Table 2 The outcomes of the ANFIS models according to the respective targets

Based on Table 2, it has shown that ANFIS Model 5 has achieved the highest value of R2 with the value of 0.9712. It also obtained low values of RMSE which were 0.0028, 0.0144 and 0.0924 for training, testing and checking data sets, respectively. Compared to ANFIS Model 3 that has been used to predict DS, it has achieved the lowest value of R2 (0.4662). ANFIS Model 1, 2, 4 and 6 also obtained satisfying outcome by gaining good value of R2 which were 0.9501, 0.8903, 0.8342 and 0.7588, respectively. However, all of the ANFIS models have obtained low values of RMSE for all data sets.
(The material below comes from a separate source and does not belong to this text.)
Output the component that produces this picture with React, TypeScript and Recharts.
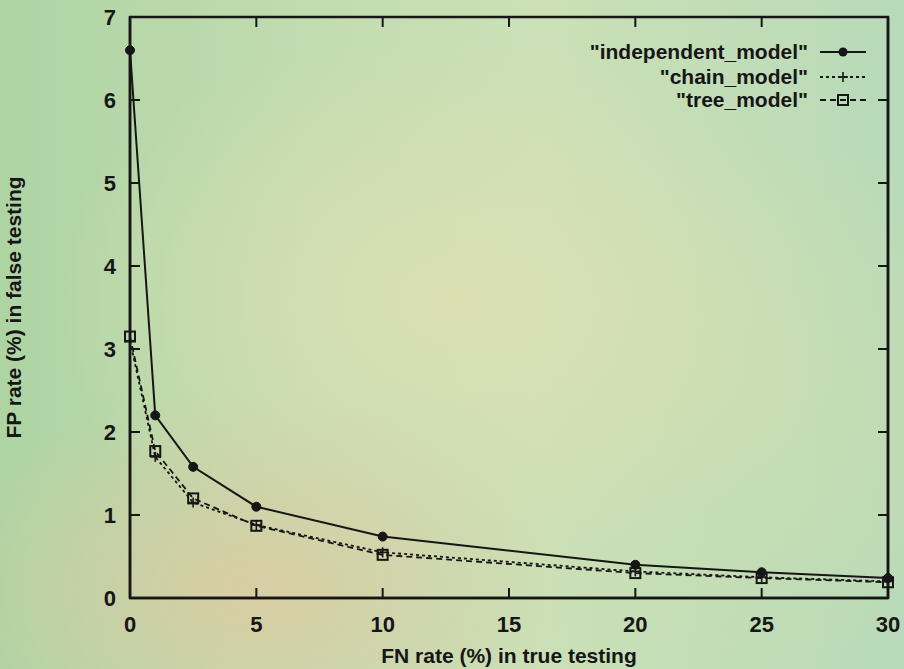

Figure 2 shows the regression plot of ANFIS Model 5 that has been used to predict nitrate.

Fig. 2
figure 2

The regression plot for ANFIS Model 5

4 Discussion

Based on the results in Sect. 3, it has shown that most of ANFIS models have achieved wonderful outcomes. Most of the models also obtained line of best fit in regression plots and achieved high accuracy in prediction. Past researches also have proven that using ANFIS to predict river water quality do obtained good outcome. Ranković et al. (2012) have used ANFIS method to predict dissolved oxygen (DO) in Gruža reservoir in Serbia. Eight parameters of water quality as inputs for the model have been used by the authors. The authors have achieved the respective values for the mean square error (MSE) and the mean absolute error (MAE) for the comparisons of measured and ANFIS predicted values of DO which were 0.6670 and 1.23 for test set while 1.0373 and 2.1831 for training and test set (Ranković et al. 2012). Meanwhile, Sonmez et al. (2018) have applied ANFIS for prediction of cadmium (Cd) concentrations in Fliyos River, Turkey. The performance parameters that have been used were R2, mean absolute deviation (MAD), mean absolute percentage error (MAPE), MSE and Nash–Sutcliffe efficiency. The results obtained shown that relatively higher correlation value, R2 = 0.91 was found between modelled and observed Cd concentrations. Thus, it indicated that ANFIS model gave good estimations with high degree robustness and accuracy for the concentrations of cadmium (Sonmez et al. 2018). Abba et al. (2019) on the other hand have used ANFIS, auto regressive integrated moving average (ARIMA) and ANN model in modelling WQI at Yamuna River, India and Kinta River, Malaysia. The result has shown that ANFIS-III with 5 input parameters, triangular membrane function and 2 membership function (5, trimf, 2) was the best model in predicting WQI for calibration and verification phase for both Kinta and Agra stations. Thus, ANFIS has proven to be the optimal performance in predicting the water quality index for both regions (Abba et al. 2019). Therefore, ANFIS models have been proven as an excellent approach to predict water quality parameters in rivers since it able to provide high accuracy prediction with low errors while developing the modelling.

5 Conclusion

Six ANFIS models have been developed successfully for prediction of six different parameters of water quality in Langat River. Five of the ANFIS models have achieved high value of R2 and low value for RMSE in all three data sets. ANFIS Model 3 is the only model that has obtained poor results and achieved low accuracy to predict the river water quality. For future study, the models can be upgraded to an advance predictive modellings to predict the water quality parameters.